The Case of the Site that Wouldn’t Index
The Case of the Site that Wouldn’t Index
Complications with WordPress and Organic Search Listings
This article explores why a website that, for all appearances seemed to be working, could not be indexed by search engines like Google or Bing despite having otherwise correct settings and a clean robots.txt file.
Recently a friend of mine reached out to our social network on Facebook asking for help for his non-profit’s website which he couldn’t seem to get Google to index.
After reading the comments it became clear he was doing everything right: the robots.txt was written correctly and the page headers didn’t contain a NOINDEX directive). Several friends suggested it just took a while to be listed in organic search results and he replied he had been waiting for months.
However, he explained that in Google Search Console when he attempted to “fetch” the site it would respond with an error.
Sure enough, the status was Unreachable.
It Loads Fine, Why Won’t it Index?
The first thing I did was load up the site to see if the page was rendering at all for the public. Perhaps it was only working for him in some sort of sandbox mode?
Yes, it loaded up all the content just fine. The site was fully online.
From top to bottom all of the page content appeared to be loading, all the way down to the legal footer and copyright.
Just in case, I opened up the source code for the home page just to make sure it wasn’t truncating the tags and prematurely terminating the site.
Indeed it was finishing the site load completely — the full page was there and yet Google was choking when attempting to fetch it.
Wanting to check if there were any redirect issues I enabled the Chrome plugin “Redirect Path” (which I recommend for any web developer). Immediately the problem presented itself.
The site was returning a “500 Internal Server Error” status code despite rendering the page! I would’ve noticed this if I’d opened up my Chrome developer tools as well, but just happened to see it with the Redirect Path plugin first.
What is a 500 Internal Server Error?
The HTTP protocol contains a list of possible response codes for a given web request.
“200 OK” means the page loaded normally. “302 Temporary Redirect” means the page wasn’t there as expected but the server knew to send you to another page instead. “404 Not Found” means the page wasn’t there and the server didn’t have anything else to give you. A full list can be found here: https://en.wikipedia.org/wiki/List_of_HTTP_status_codes
“500 Internal Server Error” means that while the page was being built by the server it encountered a fatal error that caused either a portion or the entirety of the page to fail.
Yet, strangely enough, the entire site appeared to still be loading!
Built with WordPress Minus a Few Things
After logging into the server itself to poke around I found a standard WordPress installation with a custom theme and a variety of plugins installed.
WordPress is incredibly fault tolerant these days. So despite the persistent and loud fatal errors documented in the server error log it was still serving up the page as best it could.

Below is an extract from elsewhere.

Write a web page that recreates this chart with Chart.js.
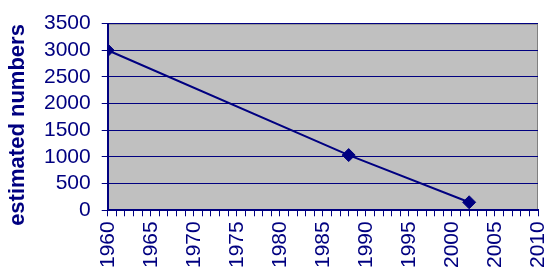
<!DOCTYPE html>
<html>
<head>
<meta charset="utf-8">
<script src="https://cdn.jsdelivr.net/npm/chart.js@4"></script>
<style>
  html, body { margin: 0; padding: 0; background: #fff; }
  #wrap { width: 547px; height: 273px; }
</style>
</head>
<body>
<div id="wrap"><canvas id="c" width="547" height="273"></canvas></div>
<script>
// data
const years = [1960, 1988, 2002];
const estimates = [3000, 1035, 150];
const xTicks = [1960, 1965, 1970, 1975, 1980, 1985, 1990, 1995, 2000, 2005, 2010];
const yTicks = [0, 500, 1000, 1500, 2000, 2500, 3000, 3500];
const yTitle = 'estimated numbers';

const navy = '#000080';

// grey plot background + frame
const plotBg = {
  id: 'plotBg',
  beforeDraw(chart) {
    const a = chart.chartArea, ctx = chart.ctx;
    ctx.save();
    ctx.fillStyle = '#c0c0c0';
    ctx.fillRect(a.left, a.top, a.right - a.left, a.bottom - a.top);
    ctx.strokeStyle = '#808080';
    ctx.lineWidth = 1;
    ctx.strokeRect(a.left + 0.5, a.top + 0.5, a.right - a.left - 1, a.bottom - a.top - 1);
    ctx.restore();
  }
};

// y title sits a bit lower than the axis centre in the original
const sideTitle = {
  id: 'sideTitle',
  afterDraw(chart) {
    const ctx = chart.ctx;
    ctx.save();
    ctx.translate(18, 125);
    ctx.rotate(-Math.PI / 2);
    ctx.fillStyle = navy;
    ctx.font = 'bold 22px "Liberation Sans"';
    ctx.textAlign = 'center';
    ctx.textBaseline = 'middle';
    ctx.fillText(yTitle, 0, 0);
    ctx.restore();
  }
};

new Chart(document.getElementById('c'), {
  type: 'line',
  data: {
    datasets: [{
      data: years.map((y, i) => ({ x: y, y: estimates[i] })),
      borderColor: navy,
      borderWidth: 2,
      backgroundColor: navy,
      pointStyle: 'rectRot',
      pointRadius: 6.5,
      pointBorderWidth: 1,
      tension: 0
    }]
  },
  options: {
    responsive: false,
    animation: false,
    layout: { padding: { top: 11, right: 9, left: 33, bottom: 0 } },
    plugins: { legend: { display: false }, tooltip: { enabled: false } },
    scales: {
      x: {
        type: 'linear',
        min: 1960,
        max: 2010,
        afterBuildTicks(axis) {
          const t = [];
          for (let y = 1960; y <= 2010; y++) t.push({ value: y });
          axis.ticks = t;
        },
        afterFit(axis) {
          axis.paddingRight = 0;
          axis.paddingLeft = 0;
        },
        ticks: {
          autoSkip: false,
          minRotation: 90,
          maxRotation: 90,
          padding: 5,
          color: navy,
          font: { family: 'Liberation Sans', size: 21 },
          callback: v => xTicks.includes(v) ? String(v) : ''
        },
        grid: {
          drawOnChartArea: false,
          color: navy,
          tickLength: 6,
          tickColor: navy
        },
        border: { color: navy, width: 2 }
      },
      y: {
        min: 0,
        max: 3500,
        afterBuildTicks(axis) {
          axis.ticks = yTicks.map(v => ({ value: v }));
        },
        ticks: {
          autoSkip: false,
          padding: 11,
          color: navy,
          font: { family: 'Liberation Sans', size: 21 },
          callback: v => String(v)
        },
        grid: {
          color: navy,
          lineWidth: 1,
          tickLength: 6,
          tickColor: navy
        },
        border: { color: navy, width: 2 },
        title: { display: false }
      }
    }
  },
  plugins: [plotBg, sideTitle]
});
</script>
</body>
</html>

Some quick Googling around showed that the theme needed the Vafpress framework for a portion of its functionality (that was essentially unused and thus wasn’t obvious), and that the JchOptimize plugin was missing parts of its installation files.
By simply installing the missing framework and disabling/re-installing the plugin the site suddenly ceased having the 500 errors and returned a “200 OK” instead.
After verifying the rest of the site pages were loading correctly as well I went back to the Google Search Console and gave it another go.
Success! We are Go for Google Organic Search
This time Google was able to fetch and render the entire site in a matter of minutes. By the next morning it was fully showing up in Google search results as well:
Google, and other web services, trust HTTP status codes more than their “eyes.”
In the case of this website, despite WordPress recovering with alacrity from the theme/plugin errors, it masked the underlying technical problem.
Neither the hosting provider nor Google would’ve been able to provide any meaningful support in getting the site indexed. Only a direct look at how and why the page was being built and the HTTP status code being returned to the browser could clue us in to what was really happening.
It’s understandable why a lot of the troubleshooting advice for WordPress users when they run into problems is to switch back to a default theme and disable plugins. The problems could be buried in the custom theme code, or a conflict in the plugin, or missing dependencies. Best to start from the simplest possible place and add back complexity until it breaks, than be left wondering which of the many parts is broken!